_PROBLEM DESCRIPTION_.
Give an exact transcription of every line, dropping the images.
[Begin SUPPLIED DATA]
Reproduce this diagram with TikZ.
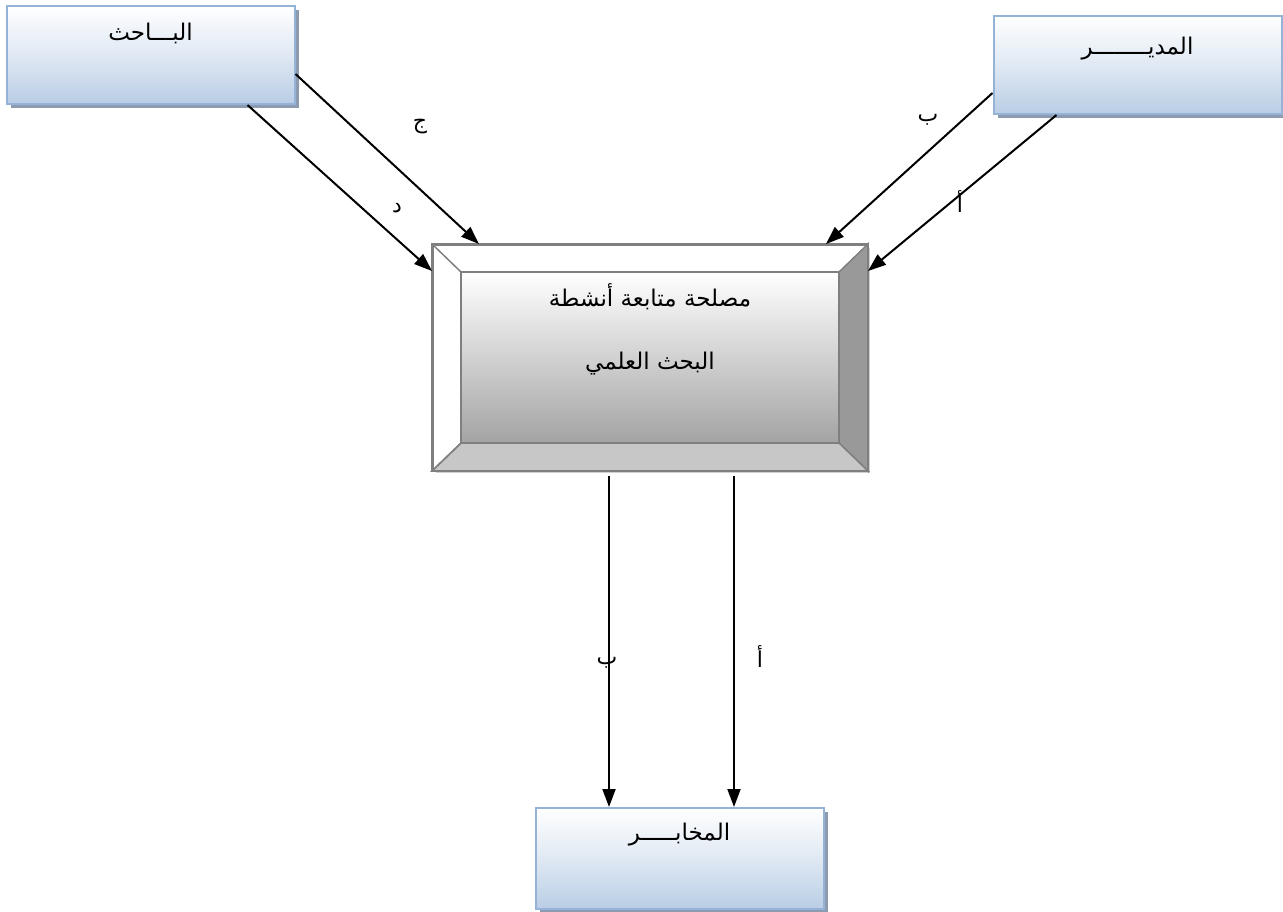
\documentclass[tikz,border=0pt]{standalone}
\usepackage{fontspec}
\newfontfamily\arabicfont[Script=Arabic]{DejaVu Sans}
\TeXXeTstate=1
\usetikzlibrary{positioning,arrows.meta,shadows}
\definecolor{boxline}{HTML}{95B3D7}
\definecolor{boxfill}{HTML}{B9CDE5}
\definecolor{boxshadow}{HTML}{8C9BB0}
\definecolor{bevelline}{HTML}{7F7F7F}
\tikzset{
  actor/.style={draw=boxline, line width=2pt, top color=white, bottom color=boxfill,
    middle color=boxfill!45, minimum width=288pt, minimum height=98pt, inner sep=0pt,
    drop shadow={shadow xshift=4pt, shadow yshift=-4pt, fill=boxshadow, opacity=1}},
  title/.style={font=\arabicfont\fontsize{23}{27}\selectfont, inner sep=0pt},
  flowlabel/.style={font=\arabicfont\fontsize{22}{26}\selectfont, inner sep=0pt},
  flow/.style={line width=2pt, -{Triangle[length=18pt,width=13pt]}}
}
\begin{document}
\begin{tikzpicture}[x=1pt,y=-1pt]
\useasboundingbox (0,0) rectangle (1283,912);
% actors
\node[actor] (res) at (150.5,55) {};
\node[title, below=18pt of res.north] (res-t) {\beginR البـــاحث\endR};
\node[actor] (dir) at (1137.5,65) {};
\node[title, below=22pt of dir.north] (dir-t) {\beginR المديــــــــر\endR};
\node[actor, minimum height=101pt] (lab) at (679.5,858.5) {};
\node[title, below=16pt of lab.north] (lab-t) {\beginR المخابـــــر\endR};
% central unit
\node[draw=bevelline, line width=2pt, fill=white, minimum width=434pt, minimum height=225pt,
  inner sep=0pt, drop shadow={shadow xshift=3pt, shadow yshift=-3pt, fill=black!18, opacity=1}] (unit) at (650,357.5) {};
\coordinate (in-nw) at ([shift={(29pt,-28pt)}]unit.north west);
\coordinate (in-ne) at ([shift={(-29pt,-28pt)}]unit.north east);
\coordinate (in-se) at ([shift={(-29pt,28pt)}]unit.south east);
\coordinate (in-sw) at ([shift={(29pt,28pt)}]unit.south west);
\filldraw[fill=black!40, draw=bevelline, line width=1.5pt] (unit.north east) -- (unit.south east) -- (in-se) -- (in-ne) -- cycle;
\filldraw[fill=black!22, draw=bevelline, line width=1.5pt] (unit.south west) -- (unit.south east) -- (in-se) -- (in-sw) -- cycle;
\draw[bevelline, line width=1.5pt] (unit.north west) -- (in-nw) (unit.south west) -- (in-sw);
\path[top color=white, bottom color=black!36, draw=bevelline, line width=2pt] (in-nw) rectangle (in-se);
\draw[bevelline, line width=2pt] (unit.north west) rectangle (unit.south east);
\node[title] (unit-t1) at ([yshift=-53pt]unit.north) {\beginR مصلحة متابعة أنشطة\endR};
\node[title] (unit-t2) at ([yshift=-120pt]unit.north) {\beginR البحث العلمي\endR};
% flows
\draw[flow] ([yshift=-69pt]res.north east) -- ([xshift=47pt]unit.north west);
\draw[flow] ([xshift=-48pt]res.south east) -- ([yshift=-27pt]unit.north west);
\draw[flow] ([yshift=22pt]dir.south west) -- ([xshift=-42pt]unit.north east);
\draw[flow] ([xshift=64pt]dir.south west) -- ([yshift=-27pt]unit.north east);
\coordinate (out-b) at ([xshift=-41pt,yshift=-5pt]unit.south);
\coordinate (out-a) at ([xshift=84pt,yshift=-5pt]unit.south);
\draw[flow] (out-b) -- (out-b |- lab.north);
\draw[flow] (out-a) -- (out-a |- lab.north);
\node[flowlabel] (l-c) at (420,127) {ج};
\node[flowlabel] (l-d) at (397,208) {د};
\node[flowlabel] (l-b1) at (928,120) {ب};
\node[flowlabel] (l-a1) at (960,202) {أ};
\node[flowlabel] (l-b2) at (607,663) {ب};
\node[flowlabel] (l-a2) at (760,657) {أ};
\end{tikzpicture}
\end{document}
[End SUPPLIED DATA]
_RESPONSE_.
Reproduce this diagram with TikZ.
\documentclass[tikz,border=0pt]{standalone}
\usepackage{fontspec}
\newfontfamily\arabicfont[Script=Arabic]{DejaVu Sans}
\TeXXeTstate=1
\usetikzlibrary{positioning,arrows.meta,shadows}
\definecolor{boxline}{HTML}{95B3D7}
\definecolor{boxfill}{HTML}{B9CDE5}
\definecolor{boxshadow}{HTML}{8C9BB0}
\definecolor{bevelline}{HTML}{7F7F7F}
\tikzset{
  actor/.style={draw=boxline, line width=2pt, top color=white, bottom color=boxfill,
    middle color=boxfill!45, minimum width=288pt, minimum height=98pt, inner sep=0pt,
    drop shadow={shadow xshift=4pt, shadow yshift=-4pt, fill=boxshadow, opacity=1}},
  title/.style={font=\arabicfont\fontsize{23}{27}\selectfont, inner sep=0pt},
  flowlabel/.style={font=\arabicfont\fontsize{22}{26}\selectfont, inner sep=0pt},
  flow/.style={line width=2pt, -{Triangle[length=18pt,width=13pt]}}
}
\begin{document}
\begin{tikzpicture}[x=1pt,y=-1pt]
\useasboundingbox (0,0) rectangle (1283,912);
% actors
\node[actor] (res) at (150.5,55) {};
\node[title, below=18pt of res.north] (res-t) {\beginR البـــاحث\endR};
\node[actor] (dir) at (1137.5,65) {};
\node[title, below=22pt of dir.north] (dir-t) {\beginR المديــــــــر\endR};
\node[actor, minimum height=101pt] (lab) at (679.5,858.5) {};
\node[title, below=16pt of lab.north] (lab-t) {\beginR المخابـــــر\endR};
% central unit
\node[draw=bevelline, line width=2pt, fill=white, minimum width=434pt, minimum height=225pt,
  inner sep=0pt, drop shadow={shadow xshift=3pt, shadow yshift=-3pt, fill=black!18, opacity=1}] (unit) at (650,357.5) {};
\coordinate (in-nw) at ([shift={(29pt,-28pt)}]unit.north west);
\coordinate (in-ne) at ([shift={(-29pt,-28pt)}]unit.north east);
\coordinate (in-se) at ([shift={(-29pt,28pt)}]unit.south east);
\coordinate (in-sw) at ([shift={(29pt,28pt)}]unit.south west);
\filldraw[fill=black!40, draw=bevelline, line width=1.5pt] (unit.north east) -- (unit.south east) -- (in-se) -- (in-ne) -- cycle;
\filldraw[fill=black!22, draw=bevelline, line width=1.5pt] (unit.south west) -- (unit.south east) -- (in-se) -- (in-sw) -- cycle;
\draw[bevelline, line width=1.5pt] (unit.north west) -- (in-nw) (unit.south west) -- (in-sw);
\path[top color=white, bottom color=black!36, draw=bevelline, line width=2pt] (in-nw) rectangle (in-se);
\draw[bevelline, line width=2pt] (unit.north west) rectangle (unit.south east);
\node[title] (unit-t1) at ([yshift=-53pt]unit.north) {\beginR مصلحة متابعة أنشطة\endR};
\node[title] (unit-t2) at ([yshift=-120pt]unit.north) {\beginR البحث العلمي\endR};
% flows
\draw[flow] ([yshift=-69pt]res.north east) -- ([xshift=47pt]unit.north west);
\draw[flow] ([xshift=-48pt]res.south east) -- ([yshift=-27pt]unit.north west);
\draw[flow] ([yshift=22pt]dir.south west) -- ([xshift=-42pt]unit.north east);
\draw[flow] ([xshift=64pt]dir.south west) -- ([yshift=-27pt]unit.north east);
\coordinate (out-b) at ([xshift=-41pt,yshift=-5pt]unit.south);
\coordinate (out-a) at ([xshift=84pt,yshift=-5pt]unit.south);
\draw[flow] (out-b) -- (out-b |- lab.north);
\draw[flow] (out-a) -- (out-a |- lab.north);
\node[flowlabel] (l-c) at (420,127) {ج};
\node[flowlabel] (l-d) at (397,208) {د};
\node[flowlabel] (l-b1) at (928,120) {ب};
\node[flowlabel] (l-a1) at (960,202) {أ};
\node[flowlabel] (l-b2) at (607,663) {ب};
\node[flowlabel] (l-a2) at (760,657) {أ};
\end{tikzpicture}
\end{document}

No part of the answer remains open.